Matt, a friend and fellow student, leans in and whispers, “This is the first time I’ve seen you smile in the whole damn program.”
He’s right: It’s the first time I’ve felt good in ages. I run my hand over the scar on my chin, a remnant of the tank accident. Once prominent, it is now faded, much like the lessons it originally provided. Why on earth am I sleeping in my car, wearing myself out, and struggling with finances? I don’t need to be here. I am no longer listening to the professor but lost in the realization that I can choose how to face the struggles in front of me. I make a mental note to mull over what needs to change on our next break.

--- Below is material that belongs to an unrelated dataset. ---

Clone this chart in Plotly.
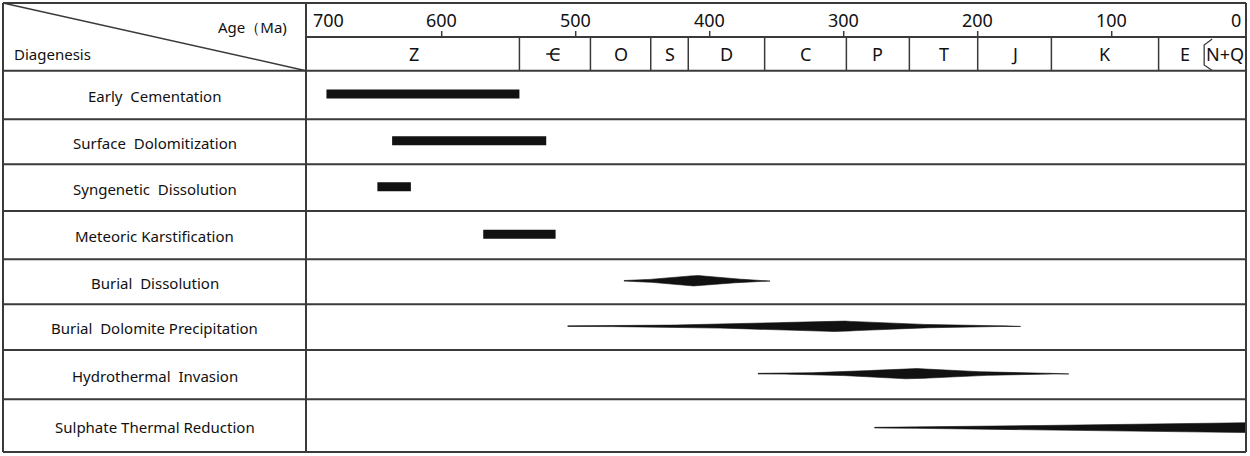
import plotly.graph_objects as go

W, H = 1250, 456

# ---------------- data ----------------
processes = [
    "Early\u00a0 Cementation",
    "Surface\u00a0 Dolomitization",
    "Syngenetic\u00a0 Dissolution",
    "Meteoric Karstification",
    "Burial\u00a0 Dissolution",
    "Burial\u00a0 Dolomite Precipitation",
    "Hydrothermal\u00a0 Invasion",
    "Sulphate Thermal Reduction",
]
# bar-type processes (rows 0-3): start age / end age (Ma)
bar_start = [686, 637, 648, 569]
bar_end = [542, 522, 623, 515]
# lens-type processes (rows 4-6): start / peak / end age (Ma)
lens_start = [464, 506, 364]
lens_peak = [410, 305, 250]
lens_end = [355, 168, 132]
# wedge (row 7): start age, end age (thickest at end)
wedge_start = 277
wedge_end = 0

period_labels = ["Z", "C", "O", "S", "D", "C", "P", "T", "J", "K", "E", "N+Q"]
period_bounds = [700, 542, 489, 444, 416, 359, 298, 251, 200, 145, 65, 25, 0]
tick_values = [700, 600, 500, 400, 300, 200, 100, 0]

# ---------------- layout constants (pixels) ----------------
X_LEFT, X_SPLIT, X_RIGHT = 3, 306, 1246
X0_PX, X700_PX = 1245.7, 307.7
Y_TOP, Y_MID, Y_HEAD = 3, 37, 70.7
row_edges = [70.7, 119.3, 164.3, 211, 259.3, 304.3, 350, 399.3, 452]
row_centers = [(row_edges[i] + row_edges[i + 1]) / 2 for i in range(8)]
lens_power = [1.5, 2.0, 2.0]
INK = "#111111"
LINE = "#3a3a3a"
FONT = "Noto Sans"


def px(x):
    return x / W


def py(y):
    return 1 - y / H


fig = go.Figure()

# bars
fig.add_trace(go.Bar(
    orientation="h",
    y=[row_centers[i] - 1 for i in range(4)],
    base=bar_end,
    x=[s - e for s, e in zip(bar_start, bar_end)],
    width=9,
    marker=dict(color=INK, line=dict(width=0)),
    hoverinfo="skip",
))


def lens_outline(a0, a_peak, a1, yc, half, p=1.6, n=80):
    pts = []
    for k in range(n + 1):
        a = a0 + (a1 - a0) * k / n
        if a >= a_peak:
            u = (a0 - a) / (a0 - a_peak)
        else:
            u = (a - a1) / (a_peak - a1)
        pts.append((a, half * u ** p + 0.3))
    xs = [a for a, h in pts] + [a for a, h in reversed(pts)]
    ys = [yc - h for a, h in pts] + [yc + h for a, h in reversed(pts)]
    return xs, ys


for i in range(3):
    r = 4 + i
    xs, ys = lens_outline(lens_start[i], lens_peak[i], lens_end[i],
                          row_centers[r] - 1, 5.2, p=lens_power[i])
    fig.add_trace(go.Scatter(x=xs, y=ys, fill="toself", fillcolor=INK,
                             mode="lines", line=dict(width=0.6, color=INK),
                             hoverinfo="skip"))

# wedge
n = 80
wx, wy_top, wy_bot = [], [], []
for k in range(n + 1):
    a = wedge_start + (wedge_end - wedge_start) * k / n
    u = (wedge_start - a) / (wedge_start - wedge_end)
    h = 4.6 * u ** 1.15 + 0.3
    wx.append(a)
    wy_top.append(row_centers[7] + 2 - h)
    wy_bot.append(row_centers[7] + 2 + h)
fig.add_trace(go.Scatter(x=wx + wx[::-1], y=wy_top + wy_bot[::-1], fill="toself",
                         fillcolor=INK, mode="lines", line=dict(width=0.6, color=INK),
                         hoverinfo="skip"))

shapes = []


def hline(y, x0, x1, w=2):
    shapes.append(dict(type="line", xref="paper", yref="paper", x0=px(x0), x1=px(x1),
                       y0=py(y), y1=py(y), line=dict(color=LINE, width=w)))


def vline(x, y0, y1, w=2):
    shapes.append(dict(type="line", xref="paper", yref="paper", x0=px(x), x1=px(x),
                       y0=py(y0), y1=py(y1), line=dict(color=LINE, width=w)))


hline(Y_TOP, X_LEFT, X_RIGHT)
hline(Y_MID, X_SPLIT, X_RIGHT)
for y in row_edges:
    hline(y, X_LEFT, X_RIGHT)
vline(X_LEFT, Y_TOP, row_edges[-1])
vline(X_SPLIT, Y_TOP, row_edges[-1])
vline(X_RIGHT, Y_TOP, row_edges[-1])
# diagonal
shapes.append(dict(type="line", xref="paper", yref="paper", x0=px(X_LEFT), y0=py(Y_TOP),
                   x1=px(X_SPLIT), y1=py(Y_HEAD), line=dict(color=LINE, width=1.5)))

# period boundaries (except the bracketed N+Q boundary)
for b in period_bounds[1:-2]:
    shapes.append(dict(type="line", xref="x", yref="paper", x0=b, x1=b,
                       y0=py(Y_MID), y1=py(Y_HEAD), line=dict(color=LINE, width=1.5)))
# bracket for N+Q
bq = period_bounds[-2]
shapes.append(dict(type="path", xref="x", yref="paper",
                   path=f"M {bq},{py(39)} L {bq + 6},{py(45)} L {bq + 6},{py(65)} L {bq},{py(70.5)}",
                   line=dict(color=LINE, width=1.3)))

# bar of the Cambrian symbol
cam_c = (period_bounds[1] + period_bounds[2]) / 2
shapes.append(dict(type="line", xref="x", yref="paper", x0=cam_c + 6.5, x1=cam_c - 3.5,
                   y0=py(54), y1=py(54), line=dict(color="#111", width=1.5)))

# tick marks
for t in tick_values[1:-1]:
    shapes.append(dict(type="line", xref="x", yref="paper", x0=t, x1=t,
                       y0=py(31), y1=py(Y_MID), line=dict(color=LINE, width=1.5)))

annotations = []
for t in tick_values:
    if t == tick_values[0]:
        xa, xs = "left", 3
    elif t == tick_values[-1]:
        xa, xs = "right", -3
    else:
        xa, xs = "center", 0
    annotations.append(dict(x=t, y=py(20), xref="x", yref="paper", text=str(t),
                            showarrow=False, xanchor=xa, yanchor="middle", xshift=xs,
                            font=dict(family=FONT, size=18, color="#111")))

for i, lab in enumerate(period_labels):
    if lab == "N+Q":
        xc = (period_bounds[i] + 6 + period_bounds[i + 1]) / 2
    else:
        xc = (period_bounds[i] + period_bounds[i + 1]) / 2
    annotations.append(dict(x=xc, y=py(54), xref="x", yref="paper", text=lab,
                            showarrow=False, xanchor="center", yanchor="middle",
                            font=dict(family=FONT, size=18, color="#111")))

for i, name in enumerate(processes):
    annotations.append(dict(x=px((X_LEFT + X_SPLIT) / 2), y=py(row_centers[i] + 1),
                            xref="paper", yref="paper", text=name, showarrow=False,
                            xanchor="center", yanchor="middle",
                            font=dict(family=FONT, size=15, color="#111")))

annotations.append(dict(x=px(289), y=py(27), xref="paper", yref="paper", text="Age（Ma)",
                        showarrow=False, xanchor="right", yanchor="middle",
                        font=dict(family=FONT, size=15, color="#111")))
annotations.append(dict(x=px(12), y=py(54), xref="paper", yref="paper", text="Diagenesis",
                        showarrow=False, xanchor="left", yanchor="middle",
                        font=dict(family=FONT, size=15, color="#111")))

fig.update_layout(
    width=W, height=H,
    margin=dict(l=0, r=0, t=0, b=0),
    paper_bgcolor="white", plot_bgcolor="white",
    showlegend=False,
    barmode="overlay",
    xaxis=dict(range=[700, 0], domain=[px(X700_PX), px(X0_PX)], visible=False,
               fixedrange=True),
    yaxis=dict(range=[row_edges[-1], row_edges[0]], domain=[py(row_edges[-1]), py(row_edges[0])],
               visible=False, fixedrange=True),
    shapes=shapes,
    annotations=annotations,
)

fig.write_html("out.html", post_script="document.body.style.margin='0';",
               config={"displayModeBar": False})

Having high agency means possessing both the belief and the capacity to influence outcomes. It is your intrinsic sense of control and ability to take ownership of your responses, decisions, and actions instead of letting them be dictated solely by external events or forces.
While most accept this broad definition, academics can’t quite agree on the specific components of agency. Some say they are intentionality, forethought, self-reactiveness—motivating and regulating one’s own actions—and self-reflectiveness, core features of agency as developed by psychologist Albert Bandura, while others include confidence, competence, and the desire to achieve. Personal agency is a concept closely linked with free will and self-efficacy. It includes both mindset and action.
Think of personal agency as a spectrum, not an inherent trait we are born with but a mindset that can either atrophy or be cultivated. A low agency mindset tends to be reactive and less questioning. A high agency person tends to be active, resourceful, and biased toward action. They find or create ways to achieve goals. The classic example is that people with a low agency mindset see life as happening to them, while people with a high agency mindset believe that they are happening to life.
There can be areas where or seasons of life when you operate in lower or higher agency. In Afghanistan, I was happening to life and thriving. No matter what was thrown our way, I felt capable and in control of my own outcomes. Experiences became stepping stones to reach the next goal. At university, life happened to me. I was a passive participant who allowed adversity to run the show. In Afghanistan, I exercised high agency; in university, low agency. Thankfully—as you will discover—the spectrum of low to high agency can be influenced.
We’ll move forward with the understanding that high agency is a state where you feel a sense of control over and in life while actively and effectively participating in your own outcomes. The characteristics of High Agency Humans combine powerfully to help them navigate the hardships that adversity brings.
The questions I am asked most often are:
• How did you pivot so fast?
• How can you afford so many vacations?
• How do you have so much free time?
• How are you always ready for (nearly) anything?
This book is a response to those questions, a collection of what I’ve experienced, put into practice, and continue to learn along the way. That said, you don’t have to implement every thought and framework in this book to benefit. By the time you read the final page, you will realize that you can live well no matter what adversity comes your way.
Operating in a high agency state, you can manage what is in front of you and prepare for the next challenge. It’s your mindset that determines your next step, and that step that carves your path. Remember: Adversity isn’t running the show. You are.